The people that blog these Buddhist (high-quality?) blogs have not had authentic satoris or awakenings that are supposed to shine a light on the Buddha’s discourses so that one comes away saying to themselves, “Wow! So that is what the old buzzard means.”
Every major awakening I have had, not only made all the discourses of the Buddha much more simple to understand but, in addition, I gained the ability to see further implications. For example, there should be a discourse in which the Buddha teaches that anattâ (not self) is Mara the Evil One.

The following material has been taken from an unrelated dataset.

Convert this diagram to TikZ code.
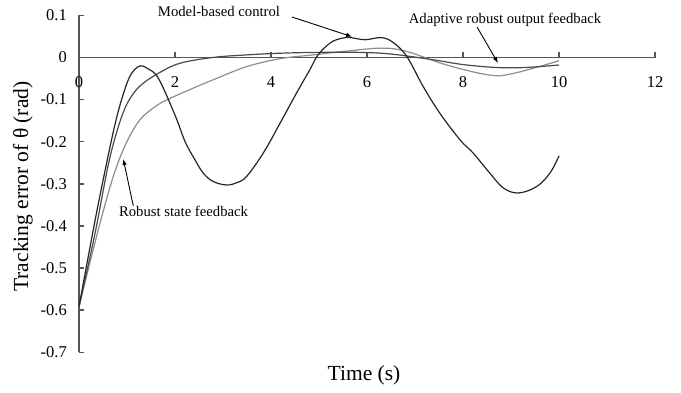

It would end with abandon Mara’s material shape which is anattâ, abandon Mara’s feeling which is anattâ, abandon Mara’s perception which is anattâ, abandon Mara’s habitual tendencies which are anattâ, abandon Mara’s consciousness which is anattâ. Anyone who has seriously has read the Pali Nikayas knows that I am right. Mara and anattâ are essentially the same. This is why the Buddha taught the abandonment of anattâ, that is, abandon what is not the self.
Turning to Zen, it originally was called the Lanka School which was about pure Mind which is disclosed by the Lankavatara Sutra that was transmitted to Bodhidharma’s disciple, Huike, or so the story goes. To be sure, early Zen wasn’t a Buddhist sit on your arse school which some latter-day Zennists think it is. As history teaches us, there were a great number of Zennists in the Sung who strongly denied that theirs was the ‘meditation’ school. The argued that it was all about Buddha Mind, and what was transmitted was this awakened Mind.
I can see no gain for Zen in the West if it continues to base itself primarily on sitting and some ridiculous lineage that transmits words and letters in the form of a transmission certificate. Neither sitting nor certificates are what Bodhidharma transmitted; nor did his disciples transmit such. Zen is, preeminently, about awakening to pure Mind (unborn Mind, Buddha Mind, etc.) which is immaculate and totally empty of defilements, something like water that is no longer a whirlpool which reveals the illusory nature of the whirlpool—all along there was only water.